One of the great things about Ithaca is the many opportunities for members of the community to experience the wonders of higher learning. This weekend, the annual Light in Winter festival is under way, with “Connections” as the 2007 theme (the have a blog for more information). LIW’s artistic director describes the weekend-long series of activities as:
Our 2007 festival features “connections” between us and the world we live in: music and art, engineering and sound, the smallest components of matter and the visible world, physics and movement, our actions and their effect on our planet, the brain and the senses, animal whispers and film sound.
Long-time Ithaca resident Carl Sagan once said: “Somewhere something incredible is waiting to be known.” During the Festival weekend, we embrace the excitement of discovery and celebrate the connections between science and the arts. We hope you enjoy our weekend festival that will inspire your own curiosity and creativity. Light in Winter is your world… illuminated.
The festival program is chock-full of fun events:
This morning, I went to see Andrew Revkin’s talk, covering his life-long odyssey concerning science journalism, and climate change coverage in particular.
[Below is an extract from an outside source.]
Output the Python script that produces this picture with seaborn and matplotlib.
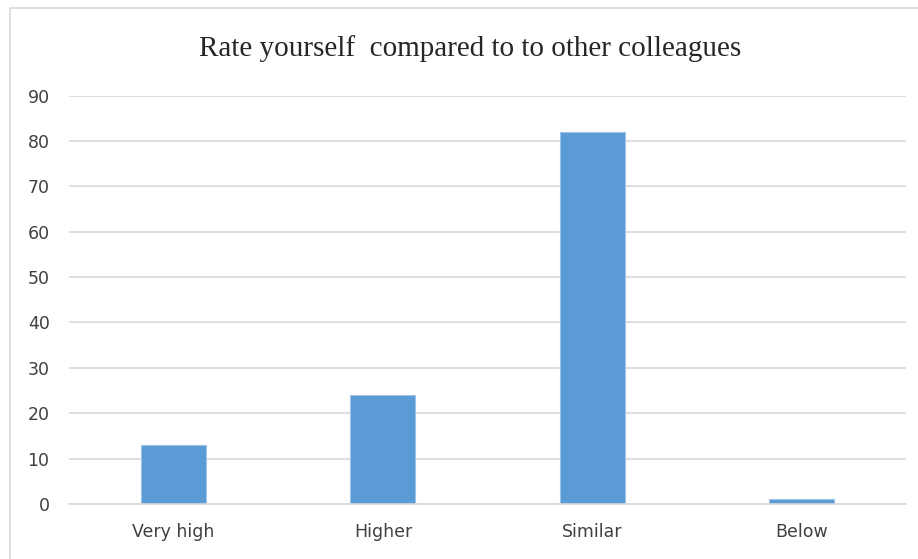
import matplotlib.pyplot as plt
import matplotlib.patches as patches
import pandas as pd
import seaborn as sns

categories = ['Very high', 'Higher', 'Similar', 'Below']
counts = [13, 24, 82, 1]
y_ticks = [0, 10, 20, 30, 40, 50, 60, 70, 80, 90]

df = pd.DataFrame({'category': categories, 'count': counts})

sns.set_style('white')
plt.rcParams['font.family'] = ['DejaVu Sans']

fig = plt.figure(figsize=(9.18, 5.59), dpi=100)
ax = fig.add_axes([0.0752, 0.0984, 0.9118, 0.7306])

sns.barplot(data=df, x='category', y='count', color='#5B9BD5', width=0.31,
            saturation=1, edgecolor='#9DC3E6', linewidth=0.8, ax=ax)

ax.set_ylim(0, 90)
ax.set_xlim(-0.5, 3.5)
ax.set_yticks(y_ticks)
ax.yaxis.grid(True, color='#D9D9D9', linewidth=1.2)
ax.set_axisbelow(True)
for side in ['top', 'right', 'left']:
    ax.spines[side].set_visible(False)
ax.spines['bottom'].set_color('#D9D9D9')
ax.spines['bottom'].set_linewidth(1.2)
ax.tick_params(axis='both', length=0, labelsize=12.5, labelcolor='#404040')
ax.tick_params(axis='y', pad=14)
ax.tick_params(axis='x', pad=14)
ax.set_xlabel(None)
ax.set_ylabel(None)

fig.text(0.512, 0.914, 'Rate yourself  compared to to other colleagues',
         ha='center', va='center', fontsize=21, family='Liberation Serif')

# chart area border
fig.patches.append(patches.Rectangle((10 / 918, -0.1), 1.2, (559 - 8) / 559 + 0.1,
                                     transform=fig.transFigure, fill=False,
                                     edgecolor='#D9D9D9', linewidth=1.2))

fig.savefig('out.png', dpi=100)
He was also signing copies of his new book, The North Pole Was Here: Puzzles and Perils at the Top of the World, and sung a song with his guitar titled “Liberated Carbon.”
I’ll miss Harvard theoretical physicist Lisa Randall’s talk “Warped Passages,” unfortunately.
I will make it to a book signing and presentation by Cornell sstronomer Jim Bell, for his book Postcards From Mars.
Then there’s a talk on the senses of smell and taste by Cornell biochemist Terry Acree, titled “Wine and the Mind.”
And tomorrow, a group of events on “The Science of Snow,” and “Birds that Roar,” among others.